◆ Problem details ◆
Reproduce exactly the lines from the line with "Recreate this image" through the line with "55, bottom: 577", both included, and no other lines.

====== Rows ======

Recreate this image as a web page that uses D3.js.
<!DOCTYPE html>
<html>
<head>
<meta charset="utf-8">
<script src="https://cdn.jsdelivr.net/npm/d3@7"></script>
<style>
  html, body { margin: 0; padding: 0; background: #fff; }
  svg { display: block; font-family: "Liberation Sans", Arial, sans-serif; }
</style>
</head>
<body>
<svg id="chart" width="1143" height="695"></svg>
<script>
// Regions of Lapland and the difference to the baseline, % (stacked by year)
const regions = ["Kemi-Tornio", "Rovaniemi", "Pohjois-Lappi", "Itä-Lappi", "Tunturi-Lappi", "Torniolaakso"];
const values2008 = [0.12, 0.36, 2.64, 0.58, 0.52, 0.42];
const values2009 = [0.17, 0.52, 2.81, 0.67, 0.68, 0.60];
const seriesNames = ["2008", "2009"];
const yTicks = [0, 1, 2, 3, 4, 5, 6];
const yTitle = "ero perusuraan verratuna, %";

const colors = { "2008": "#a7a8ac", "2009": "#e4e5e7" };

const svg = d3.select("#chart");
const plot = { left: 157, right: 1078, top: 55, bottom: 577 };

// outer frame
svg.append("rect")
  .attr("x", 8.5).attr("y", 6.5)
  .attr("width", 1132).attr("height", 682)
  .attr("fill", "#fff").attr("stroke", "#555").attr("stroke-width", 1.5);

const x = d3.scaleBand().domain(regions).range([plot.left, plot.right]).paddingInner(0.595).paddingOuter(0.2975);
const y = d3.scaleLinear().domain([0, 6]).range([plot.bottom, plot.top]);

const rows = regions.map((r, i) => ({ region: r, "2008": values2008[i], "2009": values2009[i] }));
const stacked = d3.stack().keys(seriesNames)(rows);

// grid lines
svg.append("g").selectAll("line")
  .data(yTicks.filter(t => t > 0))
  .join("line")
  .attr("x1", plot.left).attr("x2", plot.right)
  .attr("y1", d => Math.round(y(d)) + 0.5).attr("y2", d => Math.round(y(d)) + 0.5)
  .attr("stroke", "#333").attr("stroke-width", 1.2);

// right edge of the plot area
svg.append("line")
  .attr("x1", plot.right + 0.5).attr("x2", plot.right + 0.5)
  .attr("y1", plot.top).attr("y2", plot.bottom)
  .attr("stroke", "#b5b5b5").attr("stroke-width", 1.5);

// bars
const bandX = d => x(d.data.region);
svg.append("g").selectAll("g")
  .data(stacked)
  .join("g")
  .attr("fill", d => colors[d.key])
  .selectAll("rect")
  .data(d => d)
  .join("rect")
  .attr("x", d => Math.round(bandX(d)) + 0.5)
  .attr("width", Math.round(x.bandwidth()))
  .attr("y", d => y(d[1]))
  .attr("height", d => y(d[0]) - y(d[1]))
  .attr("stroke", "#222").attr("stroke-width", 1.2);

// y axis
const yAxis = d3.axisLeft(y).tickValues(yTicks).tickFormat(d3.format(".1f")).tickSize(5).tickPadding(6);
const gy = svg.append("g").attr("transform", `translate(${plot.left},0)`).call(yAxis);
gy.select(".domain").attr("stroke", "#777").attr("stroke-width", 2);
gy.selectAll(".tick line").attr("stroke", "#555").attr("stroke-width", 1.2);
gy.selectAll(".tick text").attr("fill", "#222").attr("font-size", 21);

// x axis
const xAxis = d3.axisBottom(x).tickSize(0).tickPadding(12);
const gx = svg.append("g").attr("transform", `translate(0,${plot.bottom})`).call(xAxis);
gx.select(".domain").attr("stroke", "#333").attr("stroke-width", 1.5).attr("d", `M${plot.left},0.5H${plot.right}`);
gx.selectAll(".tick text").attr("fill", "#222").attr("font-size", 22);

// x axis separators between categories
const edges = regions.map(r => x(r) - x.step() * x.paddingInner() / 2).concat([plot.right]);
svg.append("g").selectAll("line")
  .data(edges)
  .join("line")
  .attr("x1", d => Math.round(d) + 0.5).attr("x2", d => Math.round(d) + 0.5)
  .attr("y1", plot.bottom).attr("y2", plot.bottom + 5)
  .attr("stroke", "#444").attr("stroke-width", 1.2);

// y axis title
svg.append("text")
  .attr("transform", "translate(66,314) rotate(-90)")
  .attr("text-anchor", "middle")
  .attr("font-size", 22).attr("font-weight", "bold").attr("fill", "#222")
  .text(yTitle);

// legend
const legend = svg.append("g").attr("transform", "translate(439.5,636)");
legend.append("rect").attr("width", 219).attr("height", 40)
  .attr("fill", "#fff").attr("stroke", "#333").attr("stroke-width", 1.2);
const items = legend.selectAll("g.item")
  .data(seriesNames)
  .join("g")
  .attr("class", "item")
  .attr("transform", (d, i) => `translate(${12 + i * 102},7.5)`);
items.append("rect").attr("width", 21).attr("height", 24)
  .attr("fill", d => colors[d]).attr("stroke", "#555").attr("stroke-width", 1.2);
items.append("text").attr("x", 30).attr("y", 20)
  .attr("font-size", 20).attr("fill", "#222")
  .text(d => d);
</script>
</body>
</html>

======
====== Rows ======

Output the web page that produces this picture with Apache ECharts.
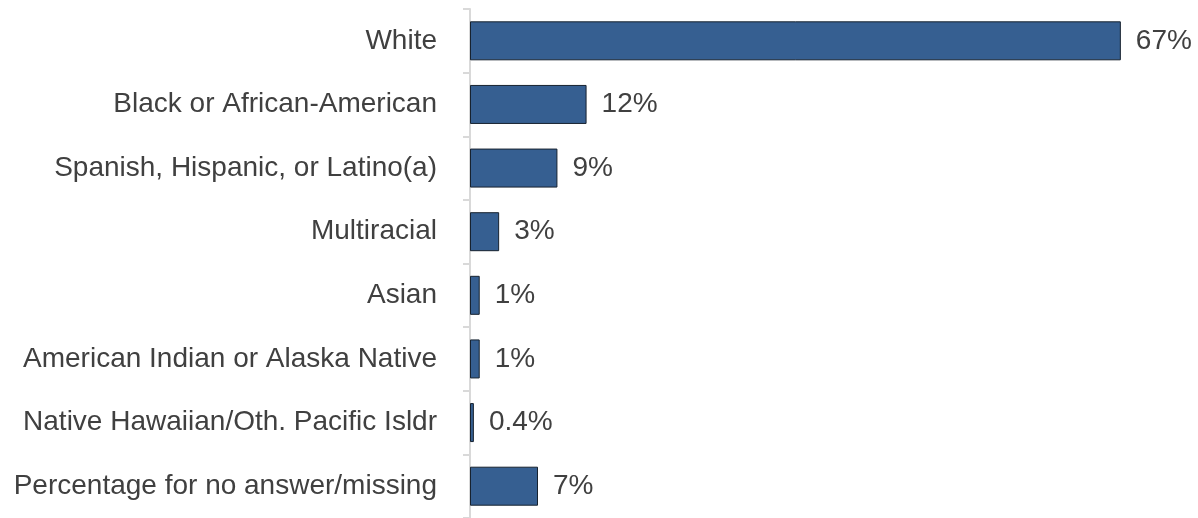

======

◆ Correct answer ◆
Recreate this image as a web page that uses D3.js.
<!DOCTYPE html>
<html>
<head>
<meta charset="utf-8">
<script src="https://cdn.jsdelivr.net/npm/d3@7"></script>
<style>
  html, body { margin: 0; padding: 0; background: #fff; }
  svg { display: block; font-family: "Liberation Sans", Arial, sans-serif; }
</style>
</head>
<body>
<svg id="chart" width="1143" height="695"></svg>
<script>
// Regions of Lapland and the difference to the baseline, % (stacked by year)
const regions = ["Kemi-Tornio", "Rovaniemi", "Pohjois-Lappi", "Itä-Lappi", "Tunturi-Lappi", "Torniolaakso"];
const values2008 = [0.12, 0.36, 2.64, 0.58, 0.52, 0.42];
const values2009 = [0.17, 0.52, 2.81, 0.67, 0.68, 0.60];
const seriesNames = ["2008", "2009"];
const yTicks = [0, 1, 2, 3, 4, 5, 6];
const yTitle = "ero perusuraan verratuna, %";

const colors = { "2008": "#a7a8ac", "2009": "#e4e5e7" };

const svg = d3.select("#chart");
const plot = { left: 157, right: 1078, top: 55, bottom: 577 };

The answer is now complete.